“A Saturated Map of Common Genetic Variants Associated With Human Height from 5.4 Million Individuals of Diverse Ancestries”, Loïc Yengo, Sailaja Vedantam, Eirini Marouli, Julia Sidorenko, Eric Bartell, Saori Sakaue, Marielisa Graff, Anders U. Eliasen, Yunxuan Jiang, Sridharan Raghavan, Jenkai Miao, Joshua D. Arias, Ronen E. Mukamel, Cassandra N. Spracklen, Xianyong Yin, Shyh-Huei Chen, Teresa Ferreira, Yingjie Ji, Tugce Karedera, Kreete Lull, Kuang Lin, Deborah E. Malden, Carolina Medina-Gomez, Moara Machado, Amy Moore, Sina Rueger, GIANT Consortium, 23andMe, V. A. Million Veteran Program, DiscovEHR (DiscovEHR, MyCode Community Health Initiative), eMERGE (Electronic Medical Records, Genomics Network), Lifelines Cohort Study, Regeneron Genetics Center, The PRACTICAL Consortium, Understanding Society Scientific Group, Daniel I. Chasman, Yoon Shin Cho, Iris M. Heid, Mark I. McCarthy, Maggie C. Y. Ng, Christopher J. O’Donnell, Fernando Rivadeneira, Unnur Thorsteinsdottir, Yan V. Sun, E. Shyong Thai, Michael Boehnke, Panos Deloukas, Anne E. Justice, Cecilia M. Lindgren, Ruth Loos, Karen L. Mohlke, Kari E. North, Kari Stefansson, Robin G. Walters, Thomas W. Winkler, Kristin L. Young, Po-Ru Loh, Jian Yang, Tõnu Esko, Themistocles L. Assimes, Adam Auton, Gonçalo Abecasis, Cristen Jennifer Willer, Adam E. Locke, Sonja I. Berndt, Guillaume Lettre, Timothy Frayling, Yukinori Okada, Andrew R. Wood, Peter M. Visscher, Joel N. Hirschhorn2022-01-10 (; backlinks; similar)⁠:

Common SNPs are predicted to collectively explain 40–50% of phenotypic variation in human height, but identifying the specific variants and associated regions requires huge sample sizes.

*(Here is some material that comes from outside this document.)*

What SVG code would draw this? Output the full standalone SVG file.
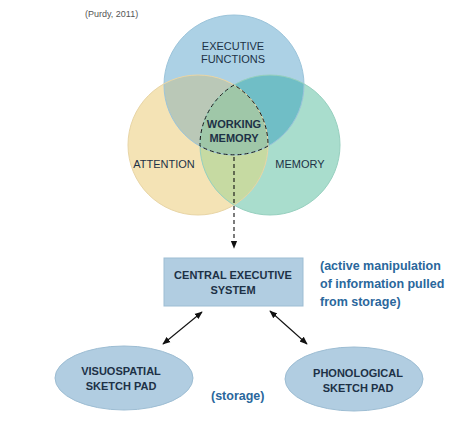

Here we show, using GWAS data from 5.4 million individuals of diverse ancestries, that:

12,111 independent SNPs that are statistically-significantly associated with height account for nearly all of the common SNP-based heritability. These SNPs are clustered within 7,209 non-overlapping genomic segments with a median size of ~90 kb, covering ~21% of the genome. The density of independent associations varies across the genome and the regions of elevated density are enriched for biologically relevant genes.

In out-of-sample estimation and prediction, the 12,111 SNPs account for 40% of phenotypic variance in European ancestry populations but only ~10%–20% in other ancestries. Effect sizes, associated regions, and gene prioritization are similar across ancestries, indicating that reduced prediction accuracy is likely explained by linkage disequilibrium and allele frequency differences within associated regions. Finally, we show that the relevant biological pathways are detectable with smaller sample sizes than needed to implicate causal genes and variants.

Overall, this study, the largest GWAS to date, provides an unprecedented saturated map of specific genomic regions containing the vast majority of common height-associated variants.